Financial Evaluation and Capital Budgeting Policies:
The analysis involves utilizing straight-line depreciation over a seven-year project horizon and a 40% tax rate. Working capital requirements are deemed negligible. Wilson's capital budgeting framework, termed 'Fixed Asset Purchase Guidelines' (FAPG), prioritizes projects within the timber industry. For smaller investments (under $15,000), the payback period is paramount, with a maximum threshold of three years. Larger investments, like the plywood press, are subject to payback period analysis (with a less stringent five-year threshold) and the Average Accounting Rate of Return (AARR), which needs to surpass the company's 20% target book return.
The Importance of Forecasting Accuracy:
Wilson emphasizes the critical role of accurate forecasting in capital budgeting. To mitigate the risk of overly optimistic projections, he employs rigorous oversight, personally scrutinizing projects with suspiciously low payback periods and engaging external consultants for cash flow verification. This emphasis on accuracy has resulted in a tendency towards conservative forecasting at ABS.
Challenges and Opportunities:
Emily Jones, a recent hire, recognizes both strengths and weaknesses in Wilson's capital budgeting approach. The absence of discounted cash flow techniques presents a significant drawback, despite Wilson's understanding of market returns and a potential acceptance of projects exceeding a 15% annual return. Jones sees an opportunity to introduce more sophisticated capital budgeting methods, such as Net Present Value (NPV) and Internal Rate of Return (IRR), to enhance the decision-making process.

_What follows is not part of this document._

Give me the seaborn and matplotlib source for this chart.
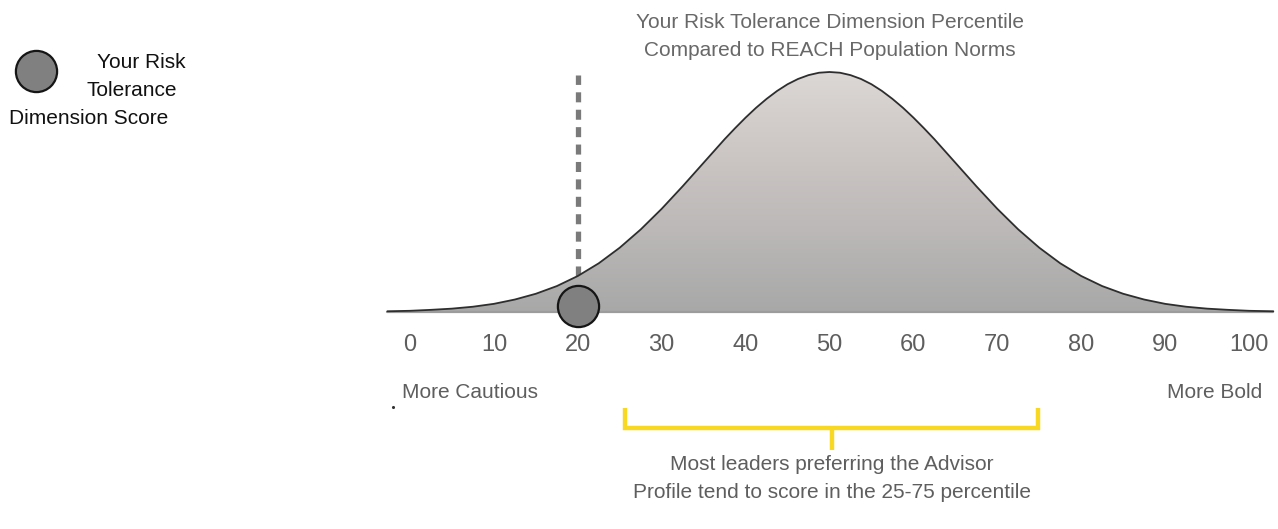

Sensitivity Analysis and Growth Rate Considerations:
Evaluating the machines under various growth rate scenarios for selling price and cash costs reveals that while the Dakota consistently yields a higher NPV, the disparity widens with higher growth rates. This highlights the significance of accurate growth rate assumptions and suggests that a dynamic forecasting model might be more appropriate than a static one.
Conclusion:
This case highlights the complexities of capital budgeting and the importance of aligning financial analysis with strategic goals. While ABS's approach, grounded in payback period and AARR, provides a basic framework, incorporating discounted cash flow techniques and refining forecasting accuracy can lead to more informed and robust investment decisions. Emily Jones's fresh perspective and financial acumen position her to make a significant contribution to ABS by advocating for these improvements.